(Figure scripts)
══════════════════════════════

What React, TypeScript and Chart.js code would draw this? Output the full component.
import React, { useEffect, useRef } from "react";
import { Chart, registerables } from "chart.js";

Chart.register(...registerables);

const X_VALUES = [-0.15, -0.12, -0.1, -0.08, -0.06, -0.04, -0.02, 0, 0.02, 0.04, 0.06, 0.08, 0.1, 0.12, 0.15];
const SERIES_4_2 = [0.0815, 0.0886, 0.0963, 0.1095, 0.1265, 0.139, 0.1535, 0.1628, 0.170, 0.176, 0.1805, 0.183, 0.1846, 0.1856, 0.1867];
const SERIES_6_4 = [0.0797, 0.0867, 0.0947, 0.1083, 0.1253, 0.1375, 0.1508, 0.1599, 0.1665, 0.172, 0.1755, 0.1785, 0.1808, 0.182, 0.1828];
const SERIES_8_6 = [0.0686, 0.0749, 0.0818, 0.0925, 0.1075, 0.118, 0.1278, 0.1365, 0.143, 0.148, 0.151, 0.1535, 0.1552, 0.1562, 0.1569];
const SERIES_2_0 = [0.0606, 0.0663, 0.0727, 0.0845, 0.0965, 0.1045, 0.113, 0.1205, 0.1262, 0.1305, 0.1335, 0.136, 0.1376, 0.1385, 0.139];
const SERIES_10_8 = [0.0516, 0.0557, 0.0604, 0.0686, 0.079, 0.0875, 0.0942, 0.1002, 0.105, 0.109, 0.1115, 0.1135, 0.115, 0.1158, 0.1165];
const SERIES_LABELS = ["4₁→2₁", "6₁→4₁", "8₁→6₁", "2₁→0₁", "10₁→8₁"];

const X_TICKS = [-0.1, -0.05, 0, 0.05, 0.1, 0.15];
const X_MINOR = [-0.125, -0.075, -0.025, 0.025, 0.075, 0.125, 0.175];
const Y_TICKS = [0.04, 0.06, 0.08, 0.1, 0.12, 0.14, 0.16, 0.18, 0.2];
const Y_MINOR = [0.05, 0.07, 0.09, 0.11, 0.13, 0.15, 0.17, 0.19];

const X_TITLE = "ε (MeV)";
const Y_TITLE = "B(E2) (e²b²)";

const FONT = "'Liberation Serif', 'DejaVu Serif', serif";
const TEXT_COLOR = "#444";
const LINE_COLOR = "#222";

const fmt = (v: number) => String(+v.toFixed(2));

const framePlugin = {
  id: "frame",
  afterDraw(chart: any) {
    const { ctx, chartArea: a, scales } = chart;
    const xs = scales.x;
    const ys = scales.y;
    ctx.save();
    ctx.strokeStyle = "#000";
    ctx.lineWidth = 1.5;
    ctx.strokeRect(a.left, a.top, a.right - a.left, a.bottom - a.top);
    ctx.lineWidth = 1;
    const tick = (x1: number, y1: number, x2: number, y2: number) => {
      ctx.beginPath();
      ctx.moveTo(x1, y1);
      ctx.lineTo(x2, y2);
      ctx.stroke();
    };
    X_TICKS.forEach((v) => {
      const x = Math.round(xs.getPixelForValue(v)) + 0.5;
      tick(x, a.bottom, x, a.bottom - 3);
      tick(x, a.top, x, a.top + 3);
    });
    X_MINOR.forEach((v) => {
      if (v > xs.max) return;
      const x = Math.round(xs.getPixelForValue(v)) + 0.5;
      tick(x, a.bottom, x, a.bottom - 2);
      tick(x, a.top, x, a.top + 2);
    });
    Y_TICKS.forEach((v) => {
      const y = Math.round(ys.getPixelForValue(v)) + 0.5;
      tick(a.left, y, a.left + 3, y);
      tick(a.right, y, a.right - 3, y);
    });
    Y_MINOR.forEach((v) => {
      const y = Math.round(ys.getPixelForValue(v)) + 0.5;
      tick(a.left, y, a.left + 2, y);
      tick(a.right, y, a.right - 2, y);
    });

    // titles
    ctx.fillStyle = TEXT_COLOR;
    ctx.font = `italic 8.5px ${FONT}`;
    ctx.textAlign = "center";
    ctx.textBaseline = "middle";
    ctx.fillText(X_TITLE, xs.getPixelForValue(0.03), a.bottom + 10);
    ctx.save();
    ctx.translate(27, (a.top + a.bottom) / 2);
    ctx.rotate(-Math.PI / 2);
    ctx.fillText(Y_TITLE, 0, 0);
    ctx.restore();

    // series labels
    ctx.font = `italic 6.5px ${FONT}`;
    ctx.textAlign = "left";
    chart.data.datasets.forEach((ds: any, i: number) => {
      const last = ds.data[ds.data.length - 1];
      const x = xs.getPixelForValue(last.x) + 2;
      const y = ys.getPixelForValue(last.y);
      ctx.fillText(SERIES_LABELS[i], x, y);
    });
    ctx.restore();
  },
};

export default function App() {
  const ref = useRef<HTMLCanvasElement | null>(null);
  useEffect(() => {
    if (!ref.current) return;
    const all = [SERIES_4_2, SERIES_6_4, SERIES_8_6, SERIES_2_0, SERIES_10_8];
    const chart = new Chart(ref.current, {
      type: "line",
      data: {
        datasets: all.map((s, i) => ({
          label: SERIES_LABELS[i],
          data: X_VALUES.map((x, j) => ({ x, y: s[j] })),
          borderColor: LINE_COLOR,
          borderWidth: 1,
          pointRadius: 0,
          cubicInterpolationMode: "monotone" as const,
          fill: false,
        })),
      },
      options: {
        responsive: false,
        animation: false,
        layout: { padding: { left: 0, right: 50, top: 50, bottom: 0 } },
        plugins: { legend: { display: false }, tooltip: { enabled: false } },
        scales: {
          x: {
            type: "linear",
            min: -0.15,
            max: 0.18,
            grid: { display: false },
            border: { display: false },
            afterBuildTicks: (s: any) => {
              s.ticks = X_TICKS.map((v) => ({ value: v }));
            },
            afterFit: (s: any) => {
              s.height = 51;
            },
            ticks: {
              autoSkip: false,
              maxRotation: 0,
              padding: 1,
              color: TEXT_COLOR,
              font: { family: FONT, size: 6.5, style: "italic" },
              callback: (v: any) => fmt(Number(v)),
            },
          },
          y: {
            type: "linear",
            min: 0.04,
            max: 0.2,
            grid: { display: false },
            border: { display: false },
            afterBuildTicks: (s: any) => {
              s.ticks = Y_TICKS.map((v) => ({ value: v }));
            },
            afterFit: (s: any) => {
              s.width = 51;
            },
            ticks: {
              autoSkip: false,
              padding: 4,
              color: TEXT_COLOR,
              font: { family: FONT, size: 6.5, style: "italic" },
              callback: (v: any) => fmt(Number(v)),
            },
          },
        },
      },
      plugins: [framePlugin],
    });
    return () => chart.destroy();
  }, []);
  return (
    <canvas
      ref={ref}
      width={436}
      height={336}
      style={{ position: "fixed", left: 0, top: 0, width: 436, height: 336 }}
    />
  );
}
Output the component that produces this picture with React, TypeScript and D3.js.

══════════════════════════════

Exercise task |
Extract, word for word, each line of the listing above.

Solved problem |
What React, TypeScript and Chart.js code would draw this? Output the full component.
import React, { useEffect, useRef } from "react";
import { Chart, registerables } from "chart.js";

Chart.register(...registerables);

const X_VALUES = [-0.15, -0.12, -0.1, -0.08, -0.06, -0.04, -0.02, 0, 0.02, 0.04, 0.06, 0.08, 0.1, 0.12, 0.15];
const SERIES_4_2 = [0.0815, 0.0886, 0.0963, 0.1095, 0.1265, 0.139, 0.1535, 0.1628, 0.170, 0.176, 0.1805, 0.183, 0.1846, 0.1856, 0.1867];
const SERIES_6_4 = [0.0797, 0.0867, 0.0947, 0.1083, 0.1253, 0.1375, 0.1508, 0.1599, 0.1665, 0.172, 0.1755, 0.1785, 0.1808, 0.182, 0.1828];
const SERIES_8_6 = [0.0686, 0.0749, 0.0818, 0.0925, 0.1075, 0.118, 0.1278, 0.1365, 0.143, 0.148, 0.151, 0.1535, 0.1552, 0.1562, 0.1569];
const SERIES_2_0 = [0.0606, 0.0663, 0.0727, 0.0845, 0.0965, 0.1045, 0.113, 0.1205, 0.1262, 0.1305, 0.1335, 0.136, 0.1376, 0.1385, 0.139];
const SERIES_10_8 = [0.0516, 0.0557, 0.0604, 0.0686, 0.079, 0.0875, 0.0942, 0.1002, 0.105, 0.109, 0.1115, 0.1135, 0.115, 0.1158, 0.1165];
const SERIES_LABELS = ["4₁→2₁", "6₁→4₁", "8₁→6₁", "2₁→0₁", "10₁→8₁"];

const X_TICKS = [-0.1, -0.05, 0, 0.05, 0.1, 0.15];
const X_MINOR = [-0.125, -0.075, -0.025, 0.025, 0.075, 0.125, 0.175];
const Y_TICKS = [0.04, 0.06, 0.08, 0.1, 0.12, 0.14, 0.16, 0.18, 0.2];
const Y_MINOR = [0.05, 0.07, 0.09, 0.11, 0.13, 0.15, 0.17, 0.19];

const X_TITLE = "ε (MeV)";
const Y_TITLE = "B(E2) (e²b²)";

const FONT = "'Liberation Serif', 'DejaVu Serif', serif";
const TEXT_COLOR = "#444";
const LINE_COLOR = "#222";

const fmt = (v: number) => String(+v.toFixed(2));

const framePlugin = {
  id: "frame",
  afterDraw(chart: any) {
    const { ctx, chartArea: a, scales } = chart;
    const xs = scales.x;
    const ys = scales.y;
    ctx.save();
    ctx.strokeStyle = "#000";
    ctx.lineWidth = 1.5;
    ctx.strokeRect(a.left, a.top, a.right - a.left, a.bottom - a.top);
    ctx.lineWidth = 1;
    const tick = (x1: number, y1: number, x2: number, y2: number) => {
      ctx.beginPath();
      ctx.moveTo(x1, y1);
      ctx.lineTo(x2, y2);
      ctx.stroke();
    };
    X_TICKS.forEach((v) => {
      const x = Math.round(xs.getPixelForValue(v)) + 0.5;
      tick(x, a.bottom, x, a.bottom - 3);
      tick(x, a.top, x, a.top + 3);
    });
    X_MINOR.forEach((v) => {
      if (v > xs.max) return;
      const x = Math.round(xs.getPixelForValue(v)) + 0.5;
      tick(x, a.bottom, x, a.bottom - 2);
      tick(x, a.top, x, a.top + 2);
    });
    Y_TICKS.forEach((v) => {
      const y = Math.round(ys.getPixelForValue(v)) + 0.5;
      tick(a.left, y, a.left + 3, y);
      tick(a.right, y, a.right - 3, y);
    });
    Y_MINOR.forEach((v) => {
      const y = Math.round(ys.getPixelForValue(v)) + 0.5;
      tick(a.left, y, a.left + 2, y);
      tick(a.right, y, a.right - 2, y);
    });

    // titles
    ctx.fillStyle = TEXT_COLOR;
    ctx.font = `italic 8.5px ${FONT}`;
    ctx.textAlign = "center";
    ctx.textBaseline = "middle";
    ctx.fillText(X_TITLE, xs.getPixelForValue(0.03), a.bottom + 10);
    ctx.save();
    ctx.translate(27, (a.top + a.bottom) / 2);
    ctx.rotate(-Math.PI / 2);
    ctx.fillText(Y_TITLE, 0, 0);
    ctx.restore();

    // series labels
    ctx.font = `italic 6.5px ${FONT}`;
    ctx.textAlign = "left";
    chart.data.datasets.forEach((ds: any, i: number) => {
      const last = ds.data[ds.data.length - 1];
      const x = xs.getPixelForValue(last.x) + 2;
      const y = ys.getPixelForValue(last.y);
      ctx.fillText(SERIES_LABELS[i], x, y);
    });
    ctx.restore();
  },
};

export default function App() {
  const ref = useRef<HTMLCanvasElement | null>(null);
  useEffect(() => {
    if (!ref.current) return;
    const all = [SERIES_4_2, SERIES_6_4, SERIES_8_6, SERIES_2_0, SERIES_10_8];
    const chart = new Chart(ref.current, {
      type: "line",
      data: {
        datasets: all.map((s, i) => ({
          label: SERIES_LABELS[i],
          data: X_VALUES.map((x, j) => ({ x, y: s[j] })),
          borderColor: LINE_COLOR,
          borderWidth: 1,
          pointRadius: 0,
          cubicInterpolationMode: "monotone" as const,
          fill: false,
        })),
      },
      options: {
        responsive: false,
        animation: false,
        layout: { padding: { left: 0, right: 50, top: 50, bottom: 0 } },
        plugins: { legend: { display: false }, tooltip: { enabled: false } },
        scales: {
          x: {
            type: "linear",
            min: -0.15,
            max: 0.18,
            grid: { display: false },
            border: { display: false },
            afterBuildTicks: (s: any) => {
              s.ticks = X_TICKS.map((v) => ({ value: v }));
            },
            afterFit: (s: any) => {
              s.height = 51;
            },
            ticks: {
              autoSkip: false,
              maxRotation: 0,
              padding: 1,
              color: TEXT_COLOR,
              font: { family: FONT, size: 6.5, style: "italic" },
              callback: (v: any) => fmt(Number(v)),
            },
          },
          y: {
            type: "linear",
            min: 0.04,
            max: 0.2,
            grid: { display: false },
            border: { display: false },
            afterBuildTicks: (s: any) => {
              s.ticks = Y_TICKS.map((v) => ({ value: v }));
            },
            afterFit: (s: any) => {
              s.width = 51;
            },
            ticks: {
              autoSkip: false,
              padding: 4,
              color: TEXT_COLOR,
              font: { family: FONT, size: 6.5, style: "italic" },
              callback: (v: any) => fmt(Number(v)),
            },
          },
        },
      },
      plugins: [framePlugin],
    });
    return () => chart.destroy();
  }, []);
  return (
    <canvas
      ref={ref}
      width={436}
      height={336}
      style={{ position: "fixed", left: 0, top: 0, width: 436, height: 336 }}
    />
  );
}
Output the component that produces this picture with React, TypeScript and D3.js.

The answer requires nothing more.